Aún a riesgo de caer en reduccionismos de moda, no sería muy descabellado hacer el siguiente postulado: que Parias, la nueva obra que dirige Guillermo Cacace, forma parte de un teatro de la posverdad. Cierto es que “teatro” y “posverdad” raramente son puestas juntas, y que el sintagma que conforman está aún virgen de significados que le den sentido. Pero si lo que se le aplica al campo informativo puede ser efectivamente trasladable al mundo de la escena, entonces la versión libre del Platónov, de Anton Chéjov, entraría en esa categoría por más de un motivo.
Un rápido repaso por la trama antes de desgranar: un maestro rural (Platónov) visita junto a su esposa la casa de campo de una vieja amiga en busca de descanso. Pero no todo saldrá como lo planeó y el reencuentro, en esa misma estancia, con un viejo amor, lo llevará lentamente a la debacle, a la que arrastrará al resto de los personajes, que son varios y de características muy variadas.
Muchas de las características por las cuales la pieza podría ser considerada de posverdad ya habían sido exploradas por Cacace en la exquisita Mi hijo solo camina un poco más lento, que rompió todos los esquemas del off (cantidad de funciones, de público, de popularidad) a fuerza de una forma novedosa y arriesgada de narrar. En aquella, como en esta, varios de los recursos escénicos son incorporados y registrados por el público, más que por “hechos objetivos”, por apelación a las emociones y a las creencias personales, tal como se define a esa palabra que se ha vuelto tan popular.
Así, en Parias son más las cosas que se desprenden del imaginario que las que efectivamente “son”. Un ejemplo notable es el vestuario: todos los personajes están vestidos de Adidas, descontextualizados, salvo por detalles, de la Rusia zarista que da marco a la historia. Sin embargo, eso no le importa la espectador, que se ubica igualmente en espacio y tiempo y no necesita de ese “hecho objetivo” que falta (la ropa de época) para situarse. Lo mismo ocurre con la escenografía. Como en Mi hijo… el espacio escénico es despojado, conformado por una estructura pelada en la qué hay apenas unos objetos, y que deja descubiertas las bambalinas y por ende a los actores cuando no están en escena, de igual modo, el público no sufre la falta de una coordenada más concreta, porque todo lo que pasa en escena lo conduce de igual modo hacia el mismo lugar.

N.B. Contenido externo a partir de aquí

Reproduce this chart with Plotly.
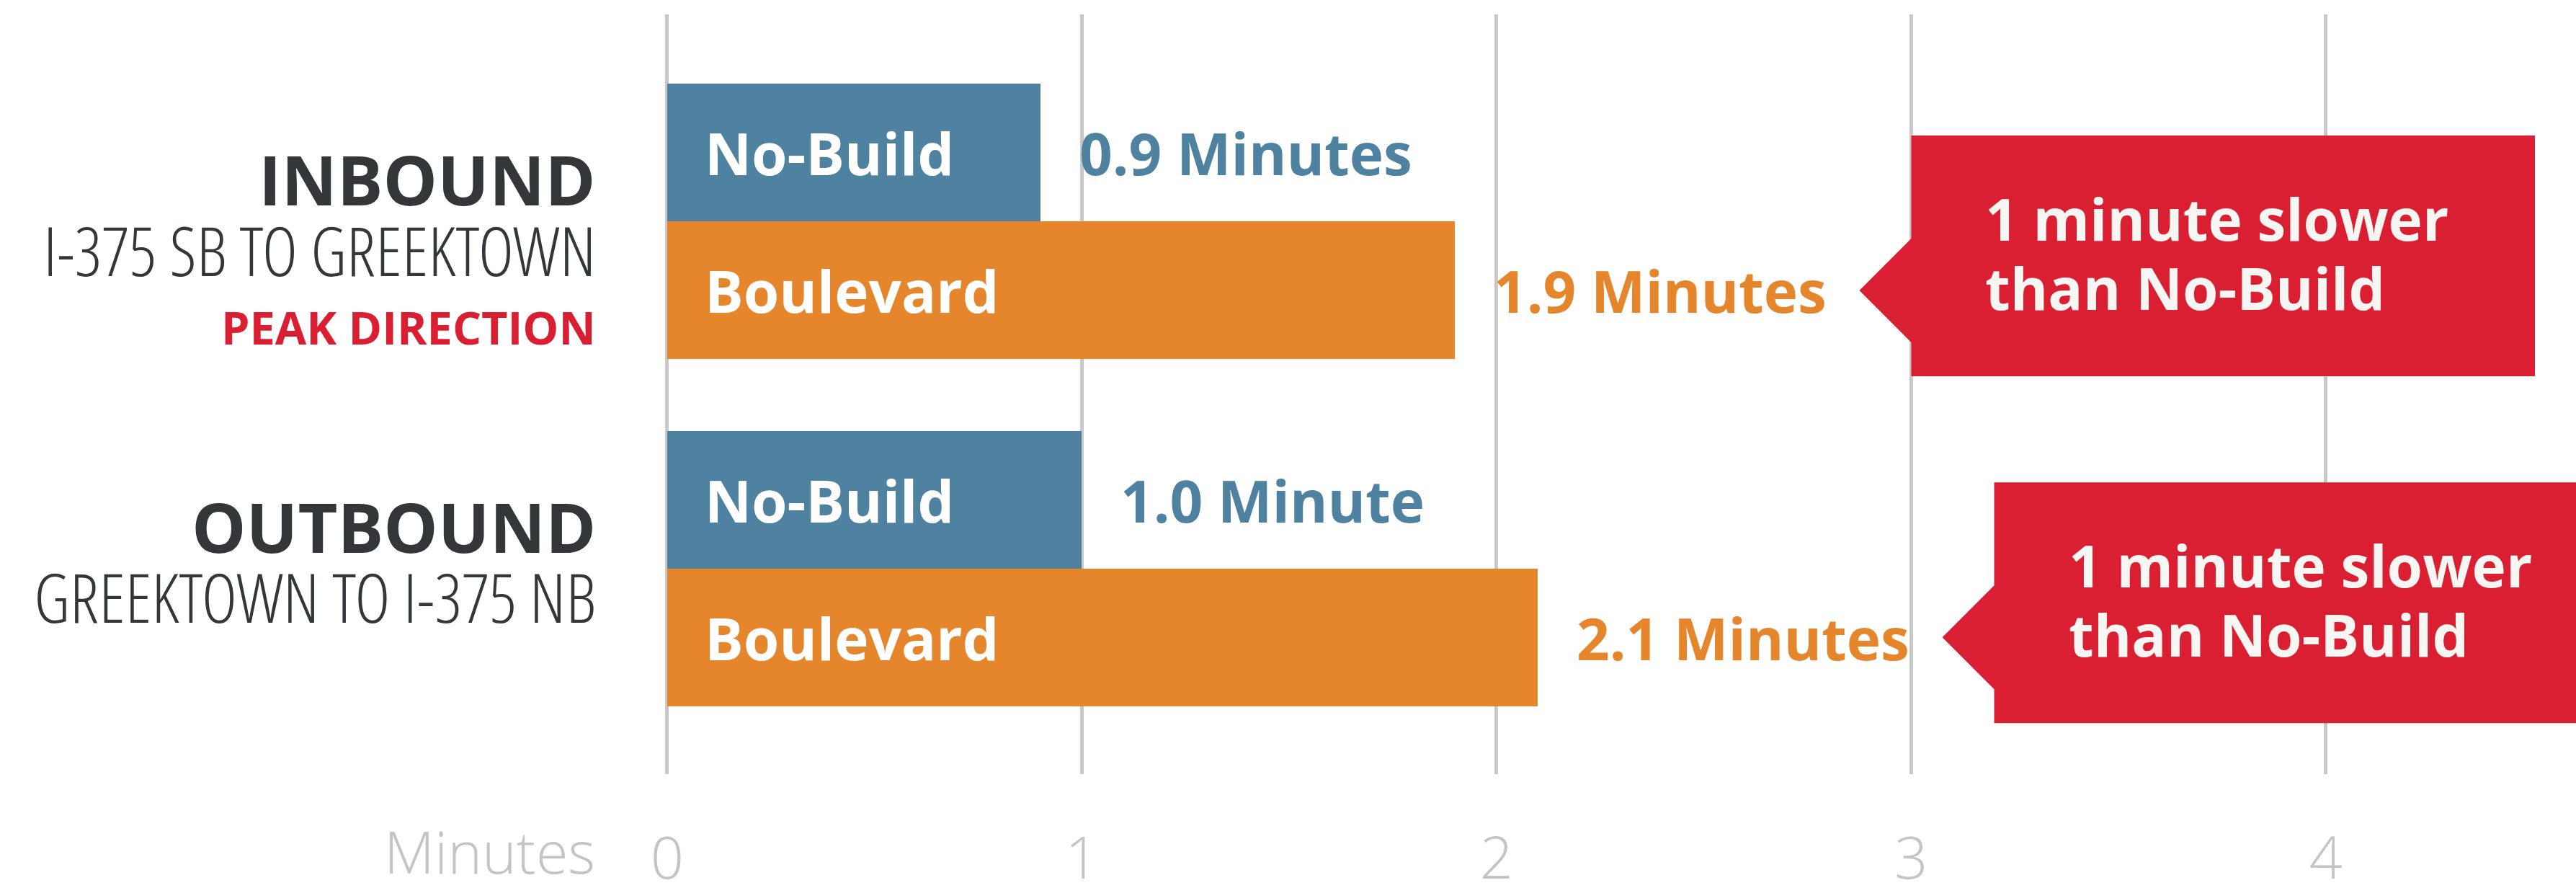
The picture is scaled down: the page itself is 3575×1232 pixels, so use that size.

Pero la posverdad se expresa sobre todo en las formas lingüísticas, en el acto mismo de contar. Dividida en tres actos, la versión de Cacace y Juan Ignacio Fernández sobre la traducción original de Alejandro González abunda en formas disruptivas que ponen en jaque la narrativa lineal. Como había ocurrido en Mi hijo…, en Parias tiene especial importancia la explicitación de las didascalias (las acotaciones del/los autor/es) y la voz de un narrador. Pero mientras que en aquella obra ese trabajo lo hacía un actor que estaba “por fuera” de la historia, en ésta son los mismos personajes los que cuentan lo que hacen, reemplazando la propia acción por la narración. Así, varias acciones (incluso algunas de las más importantes) directamente no son representadas sino solamente contadas, entrando en un estadio máximo de la citada posverdad.
Claro que todo eso es posible por la maestría de todos los componentes de la puesta en escena. El público no podría jamás tolerar la falta de “hechos objetivos” si lo emocional no fuera tan real y tan orgánico como lo es acá. El trabajo de la dirección y de Andrés Molina y Celia Argüello Rena, los coreógrafos que prepararon al elenco en el trabajo corporal, se nota: todos los actores de Parias son excelentes, y eso habilita a que de sus acciones físicas se pueda desprender una emoción profunda y sobre todo mucha verdad. O, en este caso, mucha posverdad.